The head of state asked the nation’s legislators to make their decision conscientiously and without giving in to demagogy, attending to the country’s actual conditions and to the need to exercise political functions within a framework of accountability, transparency and compatibility with available public resources, always within a logic of the application of said criteria to all public offices.
The President also took the opportunity to challenge members of parliament to strengthen the relationship between the Political Office-Holder Statute, along with the perks and rights it proposes, and the country’s current economic and social situation, in order to obtain a better balance between the need for the statute and its compatibility. Only in this way, said the President, will they be able to establish ties that strengthen the understanding between politicians and citizens and help to increase the legitimacy of their options and maintain social cohesion.
“It is my conviction that, in the present outlook, and in the face of the concerns expressed and information made public, it would be pertinent to reconsider the Political Office-Holder Statute within a wider framework,” he affirmed.
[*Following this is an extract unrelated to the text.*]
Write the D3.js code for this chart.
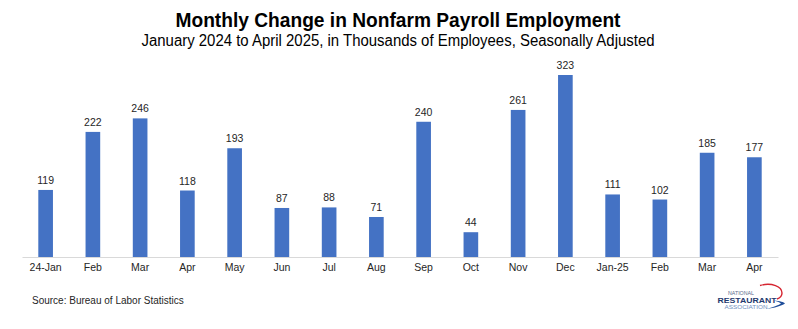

Nevertheless, in making use of his prerogative as Cape Verde’s highest magistrate, Jorge Carlos Fonseca criticized what he saw as a certain political advantage-taking and disparaging of legislators’ role, with some voices making use of unfair, undeserved and even, in some cases, slanderous words to qualify the members of parliament. He reminded the nation that political offices, in order to be held with competence and responsibility, require statutes appropriate to the functions at hand, without, naturally, neglecting the country’s material and financial conditions at every given point in time.